DRL-based Power Allocation in LiDAL-Assisted RLNC-NOMA OWC Systems
Ahmed A. Hassan, Ahmad Adnan Qidan, Taisir Elgorashi, Jaafar Elmirghani
TL;DR
This work tackles the challenge of CSI imperfection and residual SIC errors in dense indoor optical wireless networks implementing NOMA. It introduces a LiDAL-assisted RLNC-NOMA system and leverages a Normalised Advantage Function (NAF) based DRL to learn near-optimal continuous power allocations, aiming to maximize the average sum rate under localization-derived CSI errors. The proposed approach achieves performance close to exhaustive search, outperforms DDPG and GRPA in convergence and sum-rate, and demonstrates robustness to location errors and environmental noise. The results indicate practical potential for dynamic, high-density OWC deployments where precise CSI is hard to obtain.
Abstract
Non-orthogonal multiple access (NOMA) is a promising technique for optical wireless communication (OWC), enabling multiple users to share the optical spectrum simultaneously through the power domain. However, the imperfection of channel state information (CSI) and residual errors in decoding process deteriorate the performance of NOMA, especially when multi-parameteric and realistic dense-user indoor scenarios are considered. In this work, we model a LiDAL-assisted RLNC-NOMA OWC system, where the light detection and localization (LiDAL) technique exploits spatio-temporal information to improve user CSI, while random linear network coding (RLNC) enhances data resilience in the NOMA successive decoding process. Power allocation (PA) is a crucial issue in communication systems, particularly in the modeled system, due to the complex interactions between multiple users and the coding and detection processes.
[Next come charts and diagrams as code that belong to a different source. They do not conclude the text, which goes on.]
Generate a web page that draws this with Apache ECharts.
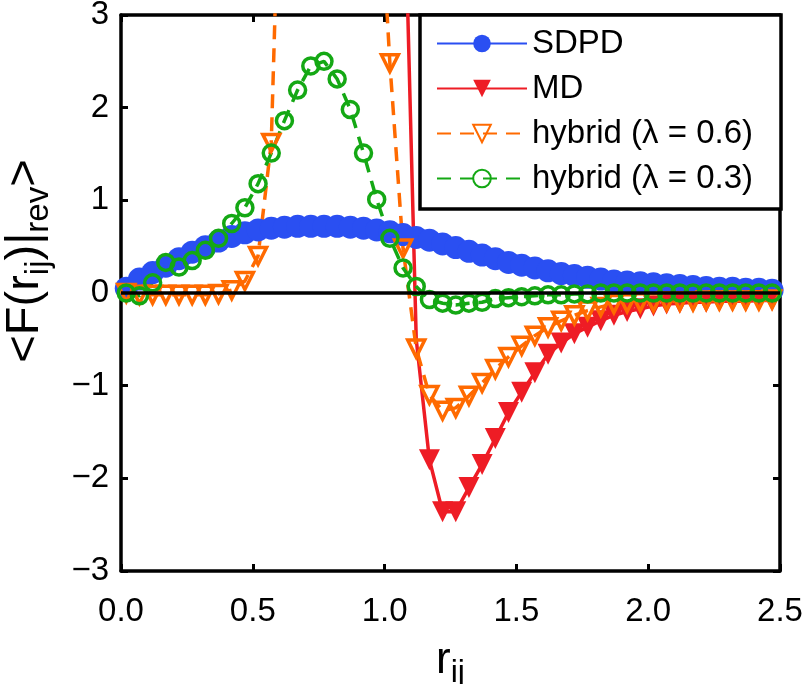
<!DOCTYPE html>
<html><head><meta charset="utf-8">
<script src="https://cdn.jsdelivr.net/npm/echarts@6/dist/echarts.min.js"></script>
<style>html,body{margin:0;padding:0;background:#fff}#c{width:805px;height:684px}</style>
</head><body><div id="c"></div>
<script>
const xs = [0.02,0.07,0.12,0.17,0.22,0.27,0.32,0.37,0.42,0.47,0.52,0.57,0.62,0.67,0.72,0.77,0.82,0.87,0.92,0.97,
            1.02,1.07,1.12,1.17,1.22,1.27,1.32,1.37,1.42,1.47,1.52,1.57,1.62,1.67,1.72,1.77,1.82,1.87,1.92,1.97,
            2.02,2.07,2.12,2.17,2.22,2.27,2.32,2.37,2.42,2.47];
const sdpd = [0.05,0.15,0.22,0.29,0.37,0.44,0.50,0.56,0.61,0.65,0.68,0.70,0.71,0.72,0.72,0.72,0.72,0.71,0.70,0.68,
              0.66,0.63,0.60,0.57,0.53,0.49,0.45,0.41,0.37,0.33,0.30,0.27,0.24,0.21,0.19,0.17,0.15,0.13,0.12,0.11,
              0.10,0.09,0.08,0.07,0.06,0.05,0.05,0.04,0.04,0.03];
const md = [null,null,null,null,null,null,null,null,null,null,null,null,null,null,null,null,null,null,null,null,
            null,5.0,-0.5,-1.80,-2.36,-2.36,-2.10,-1.85,-1.57,-1.29,-1.07,-0.86,-0.66,-0.54,-0.44,-0.37,-0.30,-0.24,-0.20,-0.17,
            -0.14,-0.12,-0.11,-0.10,-0.10,-0.09,-0.09,-0.09,-0.08,-0.08];
const mdHiddenMarker = [1.12];
const hyb06 = [0.0,-0.02,-0.02,-0.02,-0.02,-0.02,-0.02,-0.01,0.03,0.13,0.40,1.62,6.5,9.0,10.0,10.0,9.0,8.0,6.5,5.0,
               2.48,0.48,-0.60,-1.10,-1.27,-1.24,-1.11,-0.97,-0.82,-0.69,-0.57,-0.46,-0.37,-0.30,-0.24,-0.19,-0.15,-0.12,-0.11,-0.10,
               -0.10,-0.09,-0.09,-0.09,-0.08,-0.08,-0.08,-0.08,-0.08,-0.07];
const hyb03 = [0.0,-0.03,0.11,0.33,0.28,0.35,0.46,0.59,0.75,0.92,1.18,1.51,1.86,2.19,2.45,2.50,2.31,1.98,1.51,1.01,
               0.59,0.27,0.07,-0.07,-0.11,-0.13,-0.11,-0.10,-0.06,-0.05,-0.04,-0.03,-0.02,-0.02,-0.01,-0.01,0.0,0.0,0.0,0.0,
               0.0,0.0,0.0,0.0,0.0,0.0,0.0,0.0,0.0,0.0];
const seriesNames = ['SDPD','MD','hybrid (λ = 0.6)','hybrid (λ = 0.3)'];
const xTickLabels = ['0.0','0.5','1.0','1.5','2.0','2.5'];
const yTickLabels = ['−3','−2','−1','0','1','2','3'];

const FONT = "'Liberation Sans', Arial, Helvetica, sans-serif";
const C_BLUE = '#2a4ff2', C_RED = '#ee1c25', C_ORANGE = '#ff6a00', C_GREEN = '#14a814';

function pairs(arr) {
  const out = [];
  xs.forEach((x, i) => { if (arr[i] !== null) out.push([x, arr[i]]); });
  return out;
}
const mdData = pairs(md).map(p => mdHiddenMarker.includes(p[0]) ? {value: p, symbol: 'none'} : p);

const chart = echarts.init(document.getElementById('c'), null, {renderer: 'canvas'});
const axisLineStyle = {color: '#000', width: 3.5};
const tickStyle = {inside: true, length: 7, lineStyle: {color: '#000', width: 3}};
chart.setOption({
  animation: false,
  backgroundColor: '#fff',
  grid: {left: 121, right: 25, top: 15, bottom: 113, containLabel: false, outerBoundsMode: 'none'},
  legend: {
    orient: 'vertical', left: 420, top: 15,
    data: seriesNames,
    itemWidth: 90, itemHeight: 22, itemGap: 12,
    textStyle: {fontSize: 33, fontFamily: FONT, color: '#000'},
    borderColor: '#000', borderWidth: 3.5, borderRadius: 0,
    padding: [12, 28, 14, 16], backgroundColor: '#fff',
    selectedMode: false
  },
  xAxis: [{
    type: 'value', min: 0, max: 2.5, interval: 0.5, position: 'bottom',
    axisLine: {show: true, onZero: false, lineStyle: axisLineStyle},
    axisTick: tickStyle,
    splitLine: {show: false},
    axisLabel: {fontSize: 33, fontFamily: FONT, color: '#000', margin: 24,
      formatter: v => xTickLabels[Math.round(v / 0.5)]},
    name: 'r{sub|ij}', nameLocation: 'middle', nameGap: 52,
    nameTextStyle: {fontSize: 44, fontFamily: FONT, color: '#000', lineHeight: 56,
      rich: {sub: {fontSize: 32, fontFamily: FONT, color: '#000', verticalAlign: 'bottom', lineHeight: 20}}}
  }, {
    type: 'value', min: 0, max: 2.5, interval: 0.5, position: 'top',
    axisLine: {show: true, onZero: false, lineStyle: axisLineStyle},
    axisTick: tickStyle, axisLabel: {show: false}, splitLine: {show: false}
  }],
  yAxis: [{
    type: 'value', min: -3, max: 3, interval: 1, position: 'left',
    axisLine: {show: true, onZero: false, lineStyle: axisLineStyle},
    axisTick: tickStyle,
    splitLine: {show: false},
    axisLabel: {fontSize: 33, fontFamily: FONT, color: '#000', margin: 12,
      formatter: v => yTickLabels[Math.round(v) + 3]},
    name: '<F(r{sub|ij})|{sub|rev}>', nameLocation: 'middle', nameGap: 66, nameRotate: 90,
    nameTextStyle: {fontSize: 47, fontFamily: FONT, color: '#000', lineHeight: 60,
      padding: [0, 0, 0, 64],
      rich: {sub: {fontSize: 33, fontFamily: FONT, color: '#000', verticalAlign: 'bottom', lineHeight: 20}}}
  }, {
    type: 'value', min: -3, max: 3, interval: 1, position: 'right',
    axisLine: {show: true, onZero: false, lineStyle: axisLineStyle},
    axisTick: tickStyle, axisLabel: {show: false}, splitLine: {show: false}
  }],
  series: [{
    name: seriesNames[0], type: 'line', data: pairs(sdpd), clip: true,
    symbol: 'circle', symbolSize: 23,
    lineStyle: {color: C_BLUE, width: 3.5}, itemStyle: {color: C_BLUE}
  }, {
    name: seriesNames[1], type: 'line', data: mdData, clip: true,
    symbol: 'triangle', symbolRotate: 180, symbolSize: 21,
    lineStyle: {color: C_RED, width: 3.5}, itemStyle: {color: C_RED}
  }, {
    name: seriesNames[2], type: 'line', data: pairs(hyb06), clip: true,
    symbol: 'triangle', symbolRotate: 180, symbolSize: 17,
    lineStyle: {color: C_ORANGE, width: 3.5, type: [14, 9]},
    itemStyle: {color: 'rgba(0,0,0,0)', borderColor: C_ORANGE, borderWidth: 3.5}
  }, {
    name: seriesNames[3], type: 'line', data: pairs(hyb03), clip: true,
    symbol: 'circle', symbolSize: 16,
    lineStyle: {color: C_GREEN, width: 3.5, type: [14, 9]},
    itemStyle: {color: 'rgba(0,0,0,0)', borderColor: C_GREEN, borderWidth: 3.5},
    markLine: {silent: true, symbol: 'none', label: {show: false},
      lineStyle: {color: '#000', width: 3.5, type: 'solid'}, data: [{yAxis: 0}]}
  }]
});
</script></body></html>
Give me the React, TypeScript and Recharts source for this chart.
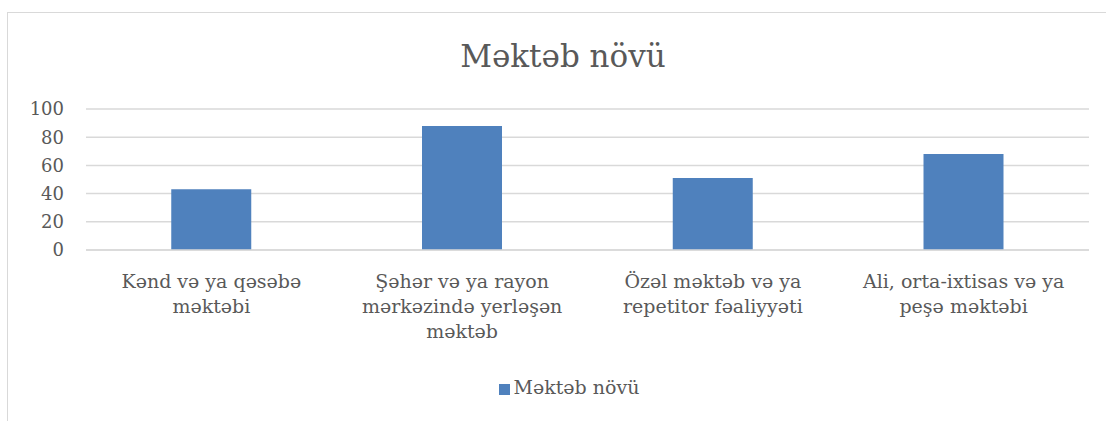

However, optimizing continuous PA dynamically requires advanced techniques to avoid excessive computational complexity. Therefore, we adopt a deep reinforcement learning (DRL) framework to efficiently learn near-optimal power allocation strategies, enabling enhanced system performance. In particular, a DRL-based normalized advantage function (NAF) algorithm is proposed to maximize the average sum rate of the system, and its performance is analyzed and compared to other widely used DRL-based and conventional PA schemes, such as deep deterministic policy gradient (DDPG), gain ratio PA (GRPA), and exhaustive search.